Murphy, who will retire when his current term expires, called the credit crunch a “perfect storm” of sloppy rating, careless mortgage lending and borrowing, and the proliferation of so-called structured investment vehicles whose collapse has cascaded through the banking system.
Among the victims is King County, which is holding $200 million in defaulted securities purchased with cash pooled by dozens of tax districts. Murphy has criticized the county for not booking the full amount of the loss, which represents about 5 percent of the total $4.2 billion in the pool.
The state has avoided SIVs and similar investments for years, he said, as has every county but King.

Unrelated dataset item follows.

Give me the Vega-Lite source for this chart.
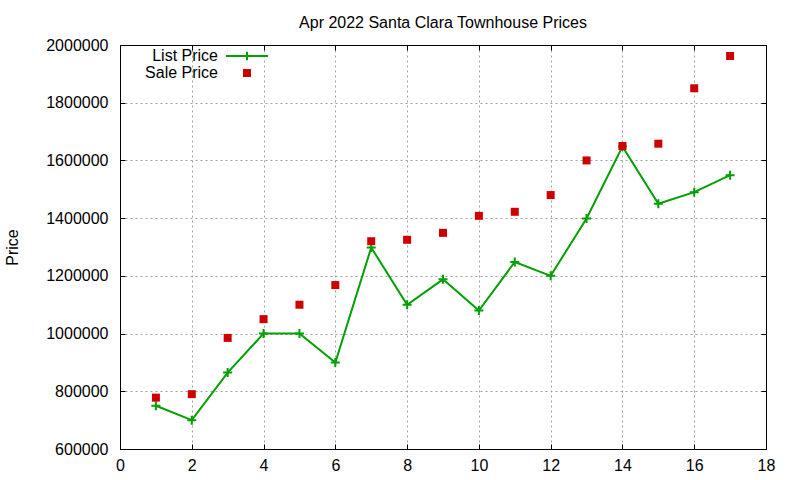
{
  "$schema": "https://vega.github.io/schema/vega-lite/v6.json",
  "width": 646,
  "height": 404,
  "autosize": "none",
  "padding": {"left": 120, "top": 45, "right": 34, "bottom": 31},
  "background": "white",
  "title": {
    "text": "Apr 2022 Santa Clara Townhouse Prices",
    "anchor": "middle",
    "fontSize": 16,
    "fontWeight": "normal",
    "color": "black",
    "offset": -7,
    "baseline": "alphabetic"
  },
  "data": {
    "values": [
      {"n": 1, "series": "List Price", "price": 750000},
      {"n": 2, "series": "List Price", "price": 700000},
      {"n": 3, "series": "List Price", "price": 865000},
      {"n": 4, "series": "List Price", "price": 1000000},
      {"n": 5, "series": "List Price", "price": 1000000},
      {"n": 6, "series": "List Price", "price": 900000},
      {"n": 7, "series": "List Price", "price": 1298000},
      {"n": 8, "series": "List Price", "price": 1100000},
      {"n": 9, "series": "List Price", "price": 1188000},
      {"n": 10, "series": "List Price", "price": 1080000},
      {"n": 11, "series": "List Price", "price": 1248000},
      {"n": 12, "series": "List Price", "price": 1200000},
      {"n": 13, "series": "List Price", "price": 1399000},
      {"n": 14, "series": "List Price", "price": 1648000},
      {"n": 15, "series": "List Price", "price": 1450000},
      {"n": 16, "series": "List Price", "price": 1490000},
      {"n": 17, "series": "List Price", "price": 1549000},
      {"n": 1, "series": "Sale Price", "price": 778000},
      {"n": 2, "series": "Sale Price", "price": 790000},
      {"n": 3, "series": "Sale Price", "price": 985000},
      {"n": 4, "series": "Sale Price", "price": 1050000},
      {"n": 5, "series": "Sale Price", "price": 1100000},
      {"n": 6, "series": "Sale Price", "price": 1168000},
      {"n": 7, "series": "Sale Price", "price": 1320000},
      {"n": 8, "series": "Sale Price", "price": 1325000},
      {"n": 9, "series": "Sale Price", "price": 1349000},
      {"n": 10, "series": "Sale Price", "price": 1408000},
      {"n": 11, "series": "Sale Price", "price": 1422000},
      {"n": 12, "series": "Sale Price", "price": 1480000},
      {"n": 13, "series": "Sale Price", "price": 1600000},
      {"n": 14, "series": "Sale Price", "price": 1650000},
      {"n": 15, "series": "Sale Price", "price": 1658000},
      {"n": 16, "series": "Sale Price", "price": 1850000},
      {"n": 17, "series": "Sale Price", "price": 1962000}
    ]
  },
  "layer": [
    {
      "transform": [{"filter": "datum.series === 'List Price'"}],
      "mark": {"type": "line", "strokeWidth": 2},
      "encoding": {
        "x": {
          "field": "n",
          "type": "quantitative",
          "scale": {"domain": [0, 18], "nice": false, "zero": false},
          "axis": {
            "orient": "bottom",
            "values": [0, 2, 4, 6, 8, 10, 12, 14, 16, 18],
            "title": null,
            "grid": true,
            "tickSize": -5,
            "labelPadding": 13,
            "labelFlush": false
          }
        },
        "y": {
          "field": "price",
          "type": "quantitative",
          "scale": {"domain": [600000, 2000000], "nice": false, "zero": false},
          "axis": {
            "orient": "left",
            "values": [600000, 800000, 1000000, 1200000, 1400000, 1600000, 1800000, 2000000],
            "format": "d",
            "title": "Price",
            "grid": true,
            "tickSize": -5,
            "labelPadding": 17,
            "labelFlush": false,
            "titlePadding": 28,
            "titleBaseline": "alphabetic"
          }
        },
        "color": {
          "field": "series",
          "type": "nominal",
          "scale": {"domain": ["List Price", "Sale Price"], "range": ["#00a000", "#cc0000"]},
          "legend": {
            "orient": "none",
            "legendX": 119,
            "legendY": 3,
            "title": null,
            "padding": 0,
            "rowPadding": -1,
            "labelFontSize": 16,
            "labelColor": "black",
            "labelAlign": "right",
            "labelOffset": -37,
            "symbolSize": 64,
            "encode": {
              "symbols": {
                "update": {
                  "shape": {"signal": "datum.value === 'List Price' ? 'M-1,0H1M0,-0.2V0.2' : 'square'"},
                  "size": {"signal": "datum.value === 'List Price' ? 1764 : 64"},
                  "strokeWidth": {"signal": "datum.value === 'List Price' ? 2 : 0"},
                  "stroke": {"signal": "datum.value === 'List Price' ? '#00a000' : '#cc0000'"},
                  "fill": {"signal": "datum.value === 'List Price' ? 'transparent' : '#cc0000'"},
                  "opacity": {"value": 1}
                }
              }
            }
          }
        }
      }
    },
    {
      "transform": [{"filter": "datum.series === 'List Price'"}],
      "mark": {
        "type": "point",
        "shape": "M-1,0H1M0,-1V1",
        "filled": false,
        "color": "#00a000",
        "strokeWidth": 2,
        "size": 81,
        "opacity": 1
      },
      "encoding": {
        "x": {
          "field": "n",
          "type": "quantitative",
          "axis": {"orient": "top", "values": [0, 2, 4, 6, 8, 10, 12, 14, 16, 18], "labels": false, "grid": false, "title": null, "tickSize": -5}
        },
        "y": {
          "field": "price",
          "type": "quantitative",
          "axis": {"orient": "right", "values": [600000, 800000, 1000000, 1200000, 1400000, 1600000, 1800000, 2000000], "labels": false, "grid": false, "title": null, "tickSize": -5}
        }
      }
    },
    {
      "transform": [{"filter": "datum.series === 'Sale Price'"}],
      "mark": {"type": "square", "color": "#cc0000", "size": 64, "opacity": 1},
      "encoding": {
        "x": {"field": "n", "type": "quantitative", "axis": null},
        "y": {"field": "price", "type": "quantitative", "axis": null}
      }
    }
  ],
  "resolve": {"axis": {"x": "independent", "y": "independent"}},
  "config": {
    "font": "Liberation Sans",
    "view": {"stroke": "black", "strokeWidth": 1},
    "axis": {
      "labelFontSize": 16,
      "labelColor": "black",
      "titleFontSize": 16,
      "titleFontWeight": "normal",
      "titleColor": "black",
      "domainColor": "black",
      "tickColor": "black",
      "gridColor": "#a0a0a0",
      "gridDash": [2, 3],
      "gridWidth": 1
    }
  }
}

Spokane County Treasurer Skip Chilberg credited his predecessors for their caution, adding, “If I don’t understand what something is, I won’t invest in it.”
The investment pool he manages, which contains more than $700 million at times, earned more than $31 million last year for the 70 school, fire, cemetery and other tax districts that participate.
To get the lowest rate possible on bonds sold by the county, Chilberg has drafted a debt policy he said will rely more on competitive bidding than private placements.
The city of Spokane pooled the cash in its general fund and department accounts as of Oct. 1. For the fourth quarter of 2007, said Treasurer Ellen Dolan, the annualized yield on the $350 million in the account was 5.67 percent.